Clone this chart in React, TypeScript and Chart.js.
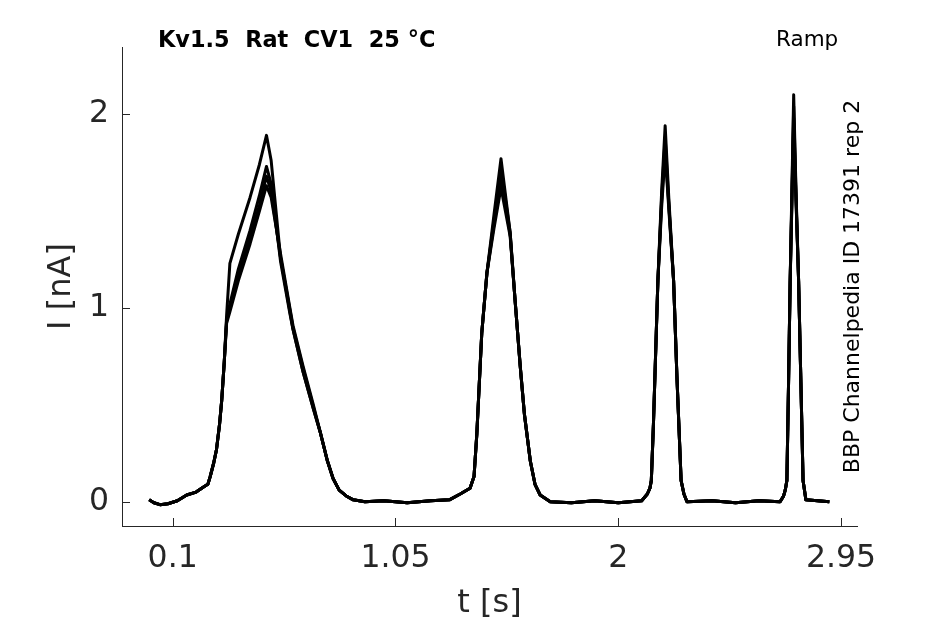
import { useEffect, useRef } from 'react'
import { Chart, registerables } from 'chart.js'

Chart.register(...registerables)

// time points (s), shared by every sweep
const T = [
  0.0, 0.02, 0.046, 0.08, 0.12, 0.16, 0.2, 0.23, 0.25, 0.26, 0.275, 0.287, 0.3, 0.309, 0.32, 0.33, 0.344, 0.38, 0.43, 0.47, 0.5, 0.52, 0.56, 0.6, 0.613, 0.656, 0.7, 0.729, 0.76, 0.784, 0.81, 0.84, 0.87, 0.92,
  1.0, 1.1, 1.2, 1.28, 1.326, 1.368, 1.385, 1.397, 1.418, 1.44, 1.47, 1.5, 1.539, 1.56, 1.582, 1.6, 1.625, 1.645, 1.667, 1.71,
  1.8, 1.9, 2.0, 2.1, 2.124, 2.135, 2.141, 2.15, 2.169, 2.185, 2.2, 2.215, 2.236, 2.25, 2.268, 2.28, 2.293,
  2.4, 2.5, 2.6, 2.69, 2.705, 2.712, 2.719, 2.726, 2.733, 2.748, 2.758, 2.769, 2.779, 2.788, 2.8, 2.85, 2.9,
]

// current (nA) per sweep
const SWEEP_A = [
  0.01, -0.005, -0.015, -0.01, 0.005, 0.035, 0.05, 0.075, 0.09, 0.13, 0.2, 0.27, 0.4, 0.52, 0.72, 0.96, 1.23, 1.38, 1.57, 1.74, 1.89, 1.76, 1.26, 0.98, 0.89, 0.67, 0.48, 0.36, 0.21, 0.12, 0.06, 0.03, 0.01, 0.0,
  0.005, -0.005, 0.005, 0.01, 0.04, 0.07, 0.13, 0.35, 0.87, 1.18, 1.48, 1.77, 1.39, 1.04, 0.7, 0.45, 0.21, 0.09, 0.035, 0.0,
  -0.005, 0.005, -0.005, 0.005, 0.04, 0.07, 0.11, 0.4, 1.14, 1.6, 1.94, 1.58, 1.14, 0.65, 0.11, 0.04, 0.0,
  0.005, -0.005, 0.005, 0.0, 0.03, 0.06, 0.11, 0.6, 1.14, 2.1, 1.6, 1.14, 0.6, 0.11, 0.01, 0.005, 0.0,
]
const SWEEP_B = [
  0.01, -0.005, -0.015, -0.01, 0.005, 0.035, 0.05, 0.075, 0.09, 0.13, 0.2, 0.27, 0.4, 0.52, 0.72, 0.94, 1.02, 1.2, 1.4, 1.58, 1.73, 1.64, 1.24, 0.97, 0.89, 0.67, 0.48, 0.36, 0.21, 0.12, 0.06, 0.03, 0.01, 0.0,
  0.005, -0.005, 0.005, 0.01, 0.04, 0.07, 0.13, 0.35, 0.87, 1.18, 1.45, 1.72, 1.39, 1.04, 0.7, 0.45, 0.21, 0.09, 0.035, 0.0,
  -0.005, 0.005, -0.005, 0.005, 0.04, 0.07, 0.11, 0.4, 1.14, 1.57, 1.88, 1.55, 1.14, 0.65, 0.11, 0.04, 0.0,
  0.005, -0.005, 0.005, 0.0, 0.03, 0.06, 0.11, 0.6, 1.14, 2.04, 1.58, 1.14, 0.6, 0.11, 0.01, 0.005, 0.0,
]
const SWEEP_C = [
  0.01, -0.005, -0.015, -0.01, 0.005, 0.035, 0.05, 0.075, 0.09, 0.13, 0.2, 0.27, 0.4, 0.52, 0.72, 0.93, 1.0, 1.17, 1.36, 1.53, 1.68, 1.6, 1.26, 0.99, 0.9, 0.69, 0.49, 0.36, 0.21, 0.12, 0.06, 0.03, 0.01, 0.0,
  0.005, -0.005, 0.005, 0.01, 0.04, 0.07, 0.13, 0.35, 0.87, 1.18, 1.43, 1.67, 1.38, 1.04, 0.7, 0.45, 0.21, 0.09, 0.035, 0.0,
  -0.005, 0.005, -0.005, 0.005, 0.04, 0.07, 0.11, 0.4, 1.14, 1.55, 1.84, 1.54, 1.14, 0.65, 0.11, 0.04, 0.0,
  0.005, -0.005, 0.005, 0.0, 0.03, 0.06, 0.11, 0.6, 1.14, 1.98, 1.56, 1.14, 0.6, 0.11, 0.01, 0.005, 0.0,
]
const SWEEP_D = [
  0.01, -0.005, -0.015, -0.01, 0.005, 0.035, 0.05, 0.075, 0.09, 0.13, 0.2, 0.27, 0.4, 0.52, 0.72, 0.92, 0.98, 1.14, 1.33, 1.5, 1.63, 1.57, 1.28, 1.0, 0.91, 0.7, 0.5, 0.36, 0.21, 0.12, 0.06, 0.03, 0.01, 0.0,
  0.005, -0.005, 0.005, 0.01, 0.04, 0.07, 0.13, 0.35, 0.87, 1.18, 1.41, 1.62, 1.37, 1.04, 0.7, 0.45, 0.21, 0.09, 0.035, 0.0,
  -0.005, 0.005, -0.005, 0.005, 0.04, 0.07, 0.11, 0.4, 1.14, 1.52, 1.8, 1.52, 1.14, 0.65, 0.11, 0.04, 0.0,
  0.005, -0.005, 0.005, 0.0, 0.03, 0.06, 0.11, 0.6, 1.14, 1.95, 1.55, 1.14, 0.6, 0.11, 0.01, 0.005, 0.0,
]
const SWEEPS = [SWEEP_A, SWEEP_B, SWEEP_C, SWEEP_D]

const X_TICKS = [0.1, 1.05, 2, 2.95]
const Y_TICKS = [0, 1, 2]

const TITLE = 'Kv1.5  Rat  CV1  25 °C'
const PROTOCOL = 'Ramp'
const SOURCE = 'BBP Channelpedia ID 17391 rep 2'

const AXIS = '#262626'
const FONT = '"DejaVu Sans", sans-serif'

const annotate = {
  id: 'annotate',
  afterDraw(chart: Chart) {
    const { ctx } = chart
    const x = chart.scales.x
    const y = chart.scales.y
    ctx.save()
    // inward tick marks
    ctx.strokeStyle = AXIS
    ctx.lineWidth = 1
    ctx.beginPath()
    X_TICKS.forEach(v => {
      const px = Math.round(x.getPixelForValue(v)) + 0.5
      ctx.moveTo(px, y.bottom)
      ctx.lineTo(px, y.bottom - 8)
    })
    Y_TICKS.forEach(v => {
      const py = Math.round(y.getPixelForValue(v)) + 0.5
      ctx.moveTo(x.left, py)
      ctx.lineTo(x.left + 8, py)
    })
    ctx.stroke()

    ctx.fillStyle = '#000'
    ctx.textBaseline = 'alphabetic'
    ctx.textAlign = 'left'
    ctx.font = `bold 22.4px ${FONT}`
    ctx.fillText(TITLE, 158, 47)
    ctx.font = `21.5px ${FONT}`
    ctx.fillText(PROTOCOL, 776, 46)

    ctx.translate(859, (chart.chartArea.top + chart.chartArea.bottom) / 2)
    ctx.rotate(-Math.PI / 2)
    ctx.textAlign = 'center'
    ctx.font = `22px ${FONT}`
    ctx.fillText(SOURCE, 0, 0)
    ctx.restore()
  },
}

export default function App() {
  const canvasRef = useRef<HTMLCanvasElement>(null)
  const chartRef = useRef<Chart | null>(null)

  useEffect(() => {
    if (!canvasRef.current) return
    if (chartRef.current) chartRef.current.destroy()

    chartRef.current = new Chart(canvasRef.current, {
      type: 'line',
      data: {
        datasets: SWEEPS.map((s, i) => ({
          label: 'sweep ' + (i + 1),
          data: T.map((t, j) => ({ x: t, y: s[j] })),
          borderColor: '#000',
          borderWidth: 3,
          borderJoinStyle: 'round',
          pointRadius: 0,
          fill: false,
          tension: 0,
        })),
      },
      options: {
        responsive: false,
        animation: false,
        layout: { padding: { left: 0, top: 47, right: 88, bottom: 0 } },
        plugins: { legend: { display: false }, tooltip: { enabled: false } },
        scales: {
          x: {
            type: 'linear',
            min: -0.116,
            max: 3.018,
            afterBuildTicks: s => { s.ticks = X_TICKS.map(value => ({ value })) },
            afterFit: s => { s.height = 98 },
            grid: { display: false, drawTicks: false },
            border: { display: true, color: AXIS, width: 1 },
            ticks: { color: AXIS, padding: 14, maxRotation: 0, font: { family: FONT, size: 31.5 }, callback: v => String(v) },
            title: { display: true, text: 't [s]', color: AXIS, padding: { top: 0, bottom: 1 }, font: { family: FONT, size: 32 } },
          },
          y: {
            type: 'linear',
            min: -0.125,
            max: 2.346,
            afterBuildTicks: s => { s.ticks = Y_TICKS.map(value => ({ value })) },
            afterFit: s => { s.width = 122 },
            grid: { display: false, drawTicks: false },
            border: { display: true, color: AXIS, width: 1 },
            ticks: { color: AXIS, padding: 13, font: { family: FONT, size: 31.5 }, callback: v => String(v) },
            title: { display: true, text: 'I [nA]', color: AXIS, padding: { top: 42, bottom: 0 }, font: { family: FONT, size: 32 } },
          },
        },
      },
      plugins: [annotate],
    })
    return () => { if (chartRef.current) chartRef.current.destroy() }
  }, [])

  return (
    <div style={{ position: 'absolute', left: 0, top: 0, width: 945, height: 624, background: '#fff' }}>
      <canvas ref={canvasRef} width={945} height={624} />
    </div>
  )
}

┄┄┄┄┄┄┄┄┄┄

SET EXERCISE |
Reproduce the data above word for word from its first line through the line that holds "Chart.register(...registerables)", both ends included; skip pictures.

WORKED SOLUTION |
Clone this chart in React, TypeScript and Chart.js.
import { useEffect, useRef } from 'react'
import { Chart, registerables } from 'chart.js'

Chart.register(...registerables)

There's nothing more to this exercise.